Survey Data

Reg No

40401005


Rating

Regional


Categories of Special Interest

Architectural, Artistic, Social


Previous Name

Ballyconnell Station


Original Use

Railway station


In Use As

House


Date

1880 - 1890


Coordinates

227425, 317892


Date Recorded

11/07/2012


Date Updated

--/--/--


Description

Detached three-bay single-storey and three-bay two-storey former railway station and station master’s house, built c.1885, having gabled bays and projecting gabled entrance porch to former house, and recent red brick porch to former platform side of station. Recent rendered lean-to extension to front elevation. Now divided into two dwellings. Pitched slate roofs, decorative clay ridge tiles, and decorative brickwork detailing to barges and eaves, recent metal rainwater goods, and rendered chimneystacks. Red brick walls with vitrified brick banding, bevelled brick plinth course. Two-over-two sash windows in segmental-headed openings with yellow and vitrified brick arches, yellow brick hoods, and stone cills. Round-headed window to north-west gable with brick archivolt and single-pane upper sash.
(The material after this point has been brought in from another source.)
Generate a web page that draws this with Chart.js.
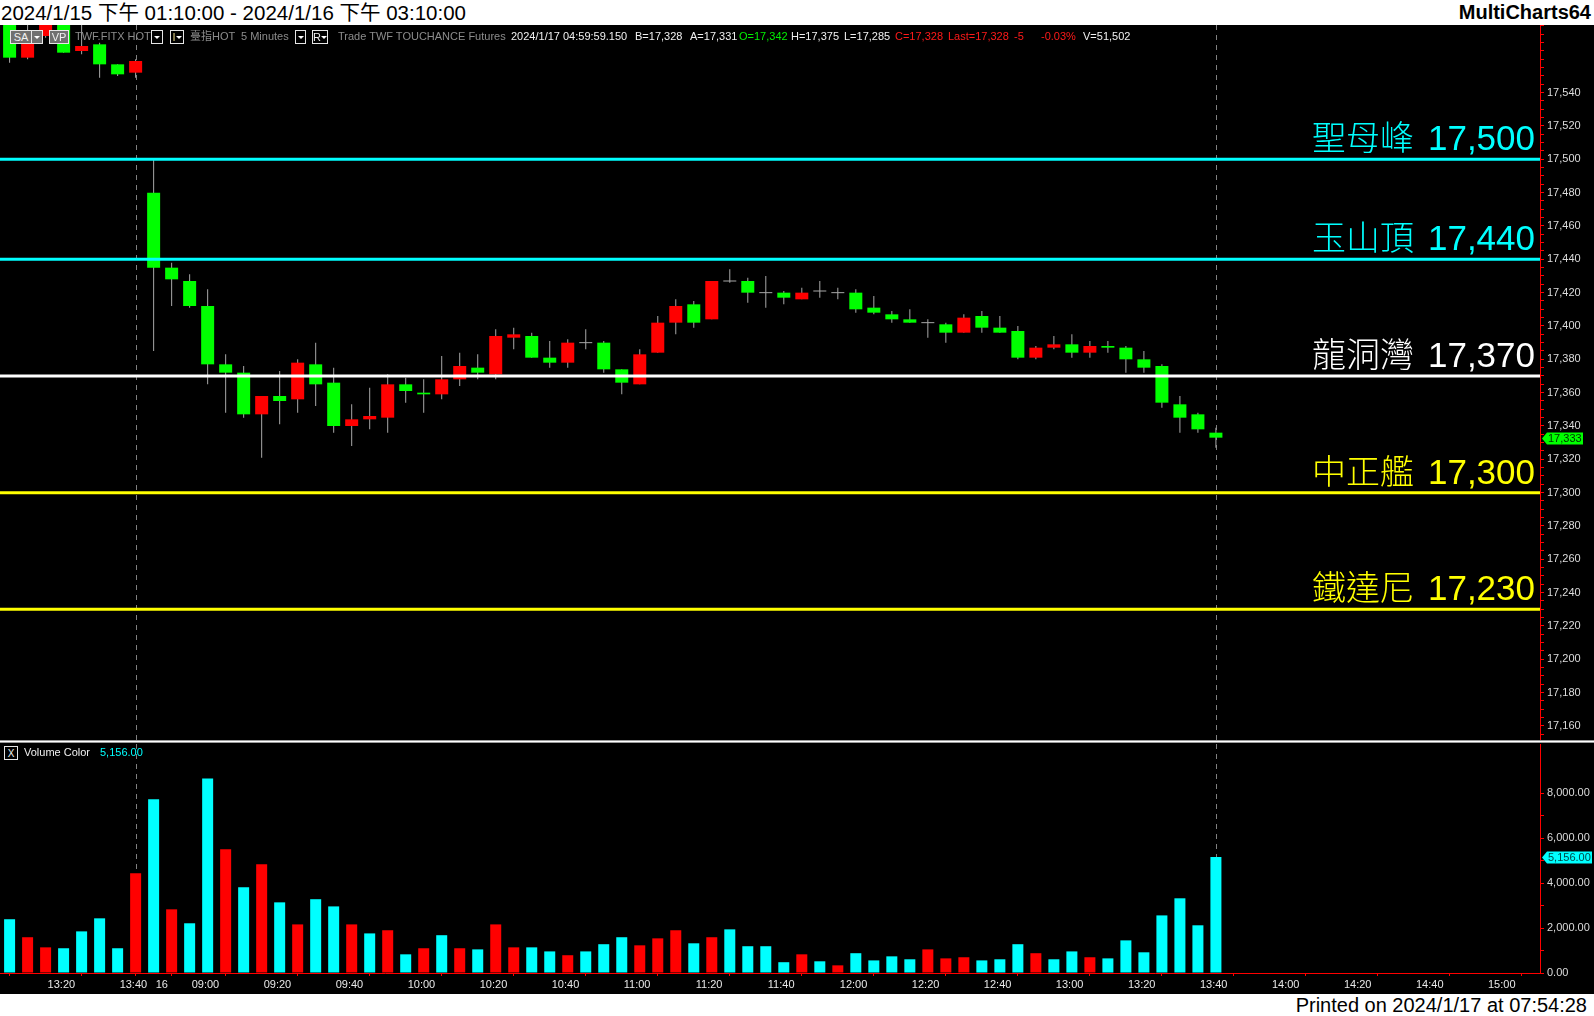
<!DOCTYPE html>
<html><head><meta charset="utf-8">
<script src="https://cdn.jsdelivr.net/npm/chart.js@4.4.1/dist/chart.umd.min.js"></script>
<style>
html,body{margin:0;padding:0;background:#000;width:1594px;height:1016px;overflow:hidden;font-family:"Liberation Sans",Arial,"Noto Sans CJK TC",sans-serif;}
#hdr{position:absolute;left:0;top:0;width:1594px;height:25px;background:#fff;z-index:5}
#title{position:absolute;left:1px;top:0;font-size:20.5px;line-height:25px;color:#000;white-space:nowrap;font-family:"Liberation Sans",Arial,"Noto Sans CJK TC",sans-serif}
#brand{position:absolute;right:3px;top:0;font-size:20px;font-weight:bold;line-height:25px;color:#000;}
#ftr{position:absolute;left:0;top:994px;width:1594px;height:22px;background:#fff;z-index:5}
#printed{position:absolute;right:7px;top:0;font-size:20px;line-height:22px;color:#000;white-space:nowrap}
#pc{position:absolute;left:0;top:25px;}
#vc{position:absolute;left:0;top:744px;}
#sep{position:absolute;left:0;top:740px;width:1594px;height:3px;background:#9a9a9a;z-index:4}
#sep div{margin-top:1px;height:1px;background:#fff}
.tb{position:absolute;font-size:11px;line-height:13px;white-space:nowrap;z-index:6}
.bx{position:absolute;box-sizing:border-box;border:1px solid #e6e6e6;height:14px;font-size:11px;line-height:12px;text-align:center;color:#f0f0f0;z-index:6;white-space:nowrap}
.tri{display:inline-block;width:0;height:0;border-left:3px solid transparent;border-right:3px solid transparent;border-top:3px solid #fff;vertical-align:middle;margin-bottom:2px}
</style></head>
<body>
<div id="hdr"><div id="title">2024/1/15 下午 01:10:00 - 2024/1/16 下午 03:10:00</div><div id="brand">MultiCharts64</div></div>
<canvas id="pc" width="1594" height="715"></canvas>
<div id="sep"><div></div></div>
<canvas id="vc" width="1594" height="250"></canvas>
<div id="ftr"><div id="printed">Printed on 2024/1/17 at 07:54:28</div></div>
<script>
// ---------------- DATA ----------------
const barTimes = ['01/15 13:10','01/15 13:15','01/15 13:20','01/15 13:25','01/15 13:30','01/15 13:35','01/15 13:40','01/15 13:45',
'01/16 08:50','01/16 08:55','01/16 09:00','01/16 09:05','01/16 09:10','01/16 09:15','01/16 09:20','01/16 09:25','01/16 09:30','01/16 09:35',
'01/16 09:40','01/16 09:45','01/16 09:50','01/16 09:55','01/16 10:00','01/16 10:05','01/16 10:10','01/16 10:15','01/16 10:20','01/16 10:25',
'01/16 10:30','01/16 10:35','01/16 10:40','01/16 10:45','01/16 10:50','01/16 10:55','01/16 11:00','01/16 11:05','01/16 11:10','01/16 11:15',
'01/16 11:20','01/16 11:25','01/16 11:30','01/16 11:35','01/16 11:40','01/16 11:45','01/16 11:50','01/16 11:55','01/16 12:00','01/16 12:05',
'01/16 12:10','01/16 12:15','01/16 12:20','01/16 12:25','01/16 12:30','01/16 12:35','01/16 12:40','01/16 12:45','01/16 12:50','01/16 12:55',
'01/16 13:00','01/16 13:05','01/16 13:10','01/16 13:15','01/16 13:20','01/16 13:25','01/16 13:30','01/16 13:35','01/16 13:40','01/16 13:45'];

const opens  = [17590,17561,17574,17588,17565,17569,17557,17552,17480,17435,17427,17412,17377,17372,17347,17358,17356,17377,17366,17340,
17344,17345,17365,17360,17359,17368,17375,17371,17393,17394,17381,17378,17390,17390,17374,17365,17384,17402,17413,17404,
17427,17427,17420,17420,17416,17421,17420,17420,17411,17407,17404,17402,17401,17396,17406,17399,17397,17381,17387,17389,
17384,17388,17387,17380,17376,17353,17347,17336];
const highs  = [17595,17582,17598,17592,17583,17570,17557,17560,17500,17438,17431,17422,17383,17376,17358,17373,17380,17390,17375,17353,
17363,17371,17369,17368,17382,17384,17383,17398,17399,17396,17391,17392,17398,17391,17374,17386,17406,17416,17415,17427,
17434,17429,17430,17421,17423,17427,17423,17422,17418,17409,17410,17404,17402,17407,17409,17406,17400,17388,17394,17395,
17391,17391,17388,17385,17377,17358,17348,17339];
const lows   = [17558,17560,17573,17564,17563,17549,17550,17549,17385,17412,17411,17365,17348,17345,17321,17341,17348,17352,17336,17328,
17338,17336,17354,17348,17356,17364,17368,17368,17386,17381,17375,17375,17386,17372,17359,17365,17384,17395,17399,17404,
17426,17414,17411,17413,17416,17417,17416,17408,17407,17402,17402,17393,17390,17396,17396,17396,17380,17380,17386,17381,
17381,17384,17372,17372,17351,17336,17336,17327];
const closes = [17561,17577,17590,17564,17568,17557,17551,17559,17435,17428,17412,17377,17372,17347,17358,17355,17378,17365,17340,17344,
17346,17365,17361,17359,17368,17376,17372,17394,17395,17381,17378,17390,17390,17374,17366,17383,17402,17412,17402,17427,
17427,17420,17420,17417,17420,17421,17420,17410,17408,17404,17402,17402,17396,17405,17399,17396,17381,17387,17389,17384,
17388,17387,17380,17375,17354,17345,17338,17333];
const volumes = [2390,1590,1140,1100,1850,2430,1100,4430,7720,2830,
2210,8650,5500,3810,4830,3140,2160,3280,2960,2160,
1760,1900,830,1100,1680,1100,1050,2160,1140,1140,
960,790,960,1280,1590,1230,1540,1900,1320,1590,
1940,1190,1190,480,830,520,340,880,560,740,
610,1050,650,700,560,610,1280,880,610,960,
700,650,1450,920,2560,3320,2120,5156];
const volumeDir = ['d','u','u','d','d','d','d','u','d','u',
'd','d','u','d','u','d','u','d','d','u',
'd','u','d','u','d','u','d','u','u','d',
'd','u','d','d','d','u','u','u','d','u',
'd','d','d','d','u','d','u','d','d','d',
'd','u','u','u','d','d','d','u','d','d',
'u','d','d','d','d','d','d','d'];

const levelNames  = ['聖母峰','玉山頂','龍洞灣','中正艦','鐵達尼'];
const levelValues = [17500, 17440, 17370, 17300, 17230];

const priceLabelValues = [17160,17180,17200,17220,17240,17260,17280,17300,17320,17340,17360,17380,17400,17420,17440,17460,17480,17500,17520,17540];
const volumeLabelValues = [0,2000,4000,6000,8000];
const timeTickSlots  = [2,6,8,10,14,18,22,26,30,34,38,42,46,50,54,58,62,66,70,74,78,82];
const timeTickLabels = ['13:20','13:40','16','09:00','09:20','09:40','10:00','10:20','10:40','11:00','11:20','11:40','12:00','12:20','12:40','13:00','13:20','13:40','14:00','14:20','14:40','15:00'];
const sessionMarks = [7, 67];

// ---------------- STYLE / LAYOUT ----------------
const GREEN='#00ff00', RED='#ff0000', CYAN='#00ffff', WICK='#a8a8a8';
const levelColors = ['#00ffff','#00ffff','#ffffff','#ffff00','#ffff00'];
const X_MIN=-0.533, X_MAX=85;
const P_MIN=17151.6, P_MAX=17580.6;
const V_MAX=10178;
const fmt = v => String(v).replace(/\B(?=(\d{3})+(?!\d))/g, ',');
const AXFONT = {family:'"Liberation Sans", Arial, sans-serif', size:11};

const idx = barTimes.map((t,i)=>i);
const dashPlugin = {id:'sessionDash', beforeDatasetsDraw(chart){
  const {ctx, chartArea:a, scales:{x}} = chart;
  ctx.save(); ctx.strokeStyle='#808080'; ctx.lineWidth=1; ctx.setLineDash([5,5]);
  sessionMarks.forEach(i=>{const px=Math.round(x.getPixelForValue(i))+0.5; ctx.beginPath(); ctx.moveTo(px,a.top); ctx.lineTo(px,a.bottom); ctx.stroke();});
  ctx.restore();
}};
function marker(ctx, xr, y, w, bg, txt, tc){
  ctx.save(); ctx.fillStyle=bg; ctx.beginPath();
  ctx.moveTo(xr+2,y); ctx.lineTo(xr+7,y-6); ctx.lineTo(xr+2+w,y-6); ctx.lineTo(xr+2+w,y+6); ctx.lineTo(xr+7,y+6); ctx.closePath(); ctx.fill();
  ctx.fillStyle=tc; ctx.font='11px "Liberation Sans", Arial'; ctx.textAlign='left'; ctx.textBaseline='middle';
  ctx.fillText(txt, xr+8, y+0.5); ctx.restore();
}
const levelPlugin = {id:'levels', afterDatasetsDraw(chart){
  const {ctx, chartArea:a, scales:{y}} = chart;
  ctx.save();
  levelValues.forEach((v,k)=>{
    const py = y.getPixelForValue(v);
    const right = a.right - 5;
    ctx.fillStyle = levelColors[k]; ctx.textAlign='right'; ctx.textBaseline='alphabetic';
    ctx.font = '35px "Liberation Sans", Arial';
    const num = fmt(v); const nw = ctx.measureText(num).width;
    ctx.fillText(num, right, py-9);
    ctx.font = '300 34px "Noto Sans CJK TC", "Noto Sans CJK SC", sans-serif';
    ctx.fillText(levelNames[k], right - nw - 14, py-9);
  });
  ctx.restore();
}, afterDraw(chart){
  const {ctx, chartArea:a, scales:{y}} = chart;
  const last = closes[closes.length-1];
  marker(ctx, a.right, Math.round(y.getPixelForValue(last))+0.5, 41, GREEN, fmt(last), '#003300');
}};

const priceTicks = [];
for (let v=17155; v<=17580; v+=5) priceTicks.push(v);

new Chart(document.getElementById('pc'), {
  type:'bar',
  data:{datasets:[
    ...levelValues.map((v,k)=>({type:'line', data:[{x:X_MIN,y:v},{x:X_MAX,y:v}], borderColor:levelColors[k], borderWidth:3, pointRadius:0, order:0})),
    {type:'line', data:idx.filter(i=>opens[i]===closes[i]).map(i=>({x:i,y:opens[i]})), showLine:false, pointStyle:'line', pointRadius:6.5, borderColor:WICK, borderWidth:1, order:1},
    {type:'bar', data:idx.map(i=>({x:i,y:[opens[i],closes[i]]})), backgroundColor:idx.map(i=>closes[i]>opens[i]?RED:GREEN), barThickness:13, grouped:false, borderWidth:0, inflateAmount:0, order:2},
    {type:'bar', data:idx.map(i=>({x:i,y:[lows[i],highs[i]]})), backgroundColor:WICK, barThickness:1, grouped:false, borderWidth:0, inflateAmount:0, order:3}
  ]},
  options:{
    responsive:false, animation:false, maintainAspectRatio:false, layout:{padding:0, autoPadding:false},
    plugins:{legend:{display:false}, tooltip:{enabled:false}},
    scales:{
      x:{type:'linear', min:X_MIN, max:X_MAX, display:false, offset:false},
      y:{position:'right', min:P_MIN, max:P_MAX,
        afterBuildTicks:s=>{s.ticks=priceTicks.map(v=>({value:v}));},
        afterFit:s=>{s.width=54; s.paddingTop=0; s.paddingBottom=0;},
        grid:{drawOnChartArea:false, drawTicks:true, tickLength:4, tickColor:RED, color:RED},
        border:{color:RED, width:1},
        ticks:{color:'#dcdcdc', font:AXFONT, padding:3, autoSkip:false, callback:v=> priceLabelValues.includes(v)?fmt(v):''}}
    }
  },
  plugins:[dashPlugin, levelPlugin]
});

const volPlugin = {id:'volMarker', afterDraw(chart){
  const {ctx, chartArea:a, scales:{y}} = chart;
  const last = volumes[volumes.length-1];
  marker(ctx, a.right, Math.round(y.getPixelForValue(last))+0.5, 50, CYAN, fmt(last)+'.00', '#004848');
}};
const volTicks=[0,1000,2000,3000,4000,5000,6000,7000,8000];
new Chart(document.getElementById('vc'), {
  type:'bar',
  data:{datasets:[
    {type:'bar', data:idx.map(i=>({x:i,y:volumes[i]})), backgroundColor:idx.map(i=>volumeDir[i]==='u'?RED:CYAN), barThickness:11, grouped:false, borderWidth:0, inflateAmount:0}
  ]},
  options:{
    responsive:false, animation:false, maintainAspectRatio:false, layout:{padding:0, autoPadding:false},
    plugins:{legend:{display:false}, tooltip:{enabled:false}},
    scales:{
      x:{type:'linear', min:X_MIN, max:X_MAX, offset:false,
        afterBuildTicks:s=>{s.ticks=timeTickSlots.map(v=>({value:v}));},
        afterFit:s=>{s.height=21; s.paddingLeft=0; s.paddingRight=0;},
        grid:{drawOnChartArea:false, drawTicks:true, tickLength:3, tickColor:RED, color:RED},
        border:{color:RED, width:1},
        ticks:{color:'#e8e8e8', font:AXFONT, padding:2, autoSkip:false, maxRotation:0, minRotation:0, align:'start', labelOffset:2,
          callback:v=>{const k=timeTickSlots.indexOf(v); return k>=0?timeTickLabels[k]:'';}}},
      y:{position:'right', min:0, max:V_MAX,
        afterBuildTicks:s=>{s.ticks=volTicks.map(v=>({value:v}));},
        afterFit:s=>{s.width=54; s.paddingTop=0; s.paddingBottom=0;},
        grid:{drawOnChartArea:false, drawTicks:true, tickLength:4, tickColor:RED, color:RED},
        border:{color:RED, width:1},
        ticks:{color:'#dcdcdc', font:AXFONT, padding:3, autoSkip:false, callback:v=> volumeLabelValues.includes(v)?fmt(v)+'.00':''}}
    }
  },
  plugins:[dashPlugin, volPlugin]
});

// ---------------- TOOLBAR / LEGEND (HTML text) ----------------
function box(x0,x1,top,bg,html){const d=document.createElement('div'); d.className='bx'; d.style.left=x0+'px'; d.style.top=top+'px'; d.style.width=(x1-x0)+'px'; d.style.background=bg; d.innerHTML=html; document.body.appendChild(d);}
function txt(s,x,top,color){const d=document.createElement('div'); d.className='tb'; d.style.left=x+'px'; d.style.top=top+'px'; d.style.color=color; d.textContent=s; document.body.appendChild(d);}
const tri='<span class="tri"></span>';
box(10,32,30,'#707070','SA'); box(31,43,30,'#707070',tri); box(49,69,30,'#707070','VP');
box(151,163,30,'#000',tri); box(170,184,30,'#000','<span style="color:#e0d080">I</span>'+tri);
box(295,306,30,'#000',tri); box(312,328,30,'#000','R'+tri);
const GRAY='#8c8c8c', W='#f0f0f0', G='#00f000', R='#ff1a1a';
[['TWF.FITX HOT',75,GRAY],['臺指HOT',190,GRAY],['5 Minutes',241,GRAY],['Trade TWF TOUCHANCE Futures',338,GRAY],
 ['2024/1/17 04:59:59.150',511,W],['B=17,328',635,W],['A=17,331',690,W],['O=17,342',739,G],['H=17,375',791,W],
 ['L=17,285',844,W],['C=17,328',895,R],['Last=17,328',948,R],['-5',1014,R],['-0.03%',1041,R],['V=51,502',1083,W]
].forEach(t=>txt(t[0],t[1],30,t[2]));
box(4,18,746,'#000','<span style="font-size:10px;line-height:11px">X</span>');
txt('Volume Color',24,746,W); txt(fmt(volumes[volumes.length-1])+'.00',100,746,CYAN);
</script>
</body></html>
Segmental-headed opening to entrance porch with timber sheeted door and overlight. Detached single-storey limestone plinth to former water tank located to south, formerly on other side of railway tracks, having later corrugated-iron roof, rock-faced limestone walls with dressed arrises, round-headed multiple-pane cast-iron window, and segmental-headed doorway, tank no longer in place. Platform and former track replaced by garden.

Appraisal

The former Ballyconnell Railway Station was part of the narrow-gauge Cavan and Leitrim Railway which opened in October 1887. Serving the Arigna coalmine, the line outlived most of the other Irish narrow-gauge lines and ran on coal until its closure in 1959, giving a further lease of life to redundant engines after the introduction of diesel. The station and adjoining dwelling are elaborately detailed with polychrome brick detail of high aesthetic quality and form a contrasting ensemble with the limestone of the adjacent former goods shed and the well constructed supporting base of a former water tank. The building is an excellent example of the high quality of nineteenth century railway architecture and retains many of its original features, including sash windows and cast-iron rainwater goods.